11. Tenth problem set due Thursday, Apr 13.
    1. Do exercise 1(ii) in hmwk6.pdf
    2. Do exercises 1(i) and 1(ii) in hmwk9.pdf
    3. Do exercise 3 in hmwk9.pdf
    4. Optional: find an everywhere unramified degree 2 extension of Q(sqrt{15}).
12. Eleventh problem set due Thursday, Apr 20. This may be a lot of work; I suggest just skipping an exercise if you are not interested in it!
    1. Let g > 1 be an integer. Let n > 1 be an odd integer. Assume that d = n^g - 1 is squarefree. (For example g = 11, n = 3, and d = 177146.) Prove that the class group of Q(sqrt{-d}) has an element of order g.

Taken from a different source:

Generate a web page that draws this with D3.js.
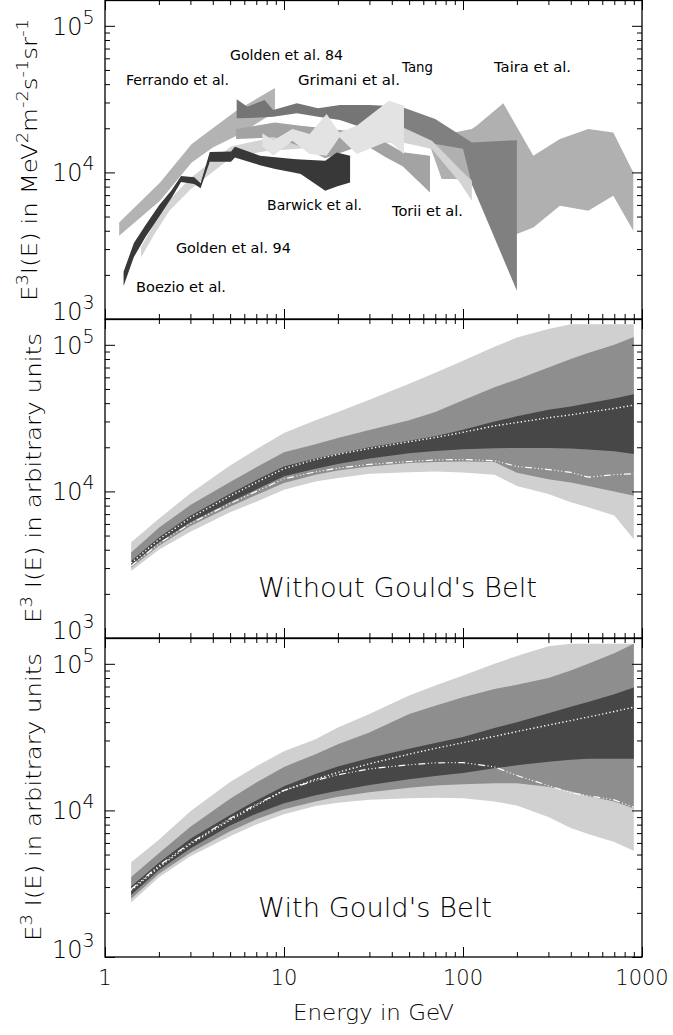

    2. Compute the class group of Q(sqrt{14}).
    3. Let p be a prime number congruent to 1 mod 4 and congruent to -1 mod 3. Assume p > 3ⁿ for some n > 1. (For example p = 557 and n = 5.) Prove that the class group of Q(sqrt{-p}) has an element of order greater than n.
    4. Finiteness of class groups in the function field case: do the exercises in finite-class-function-field.pdf
13. Twelth problem set due Thursday, Apr 27. Do exercises 18, 21, and 22 in Section 5 of these lecture notes by Peter Stevenhagen.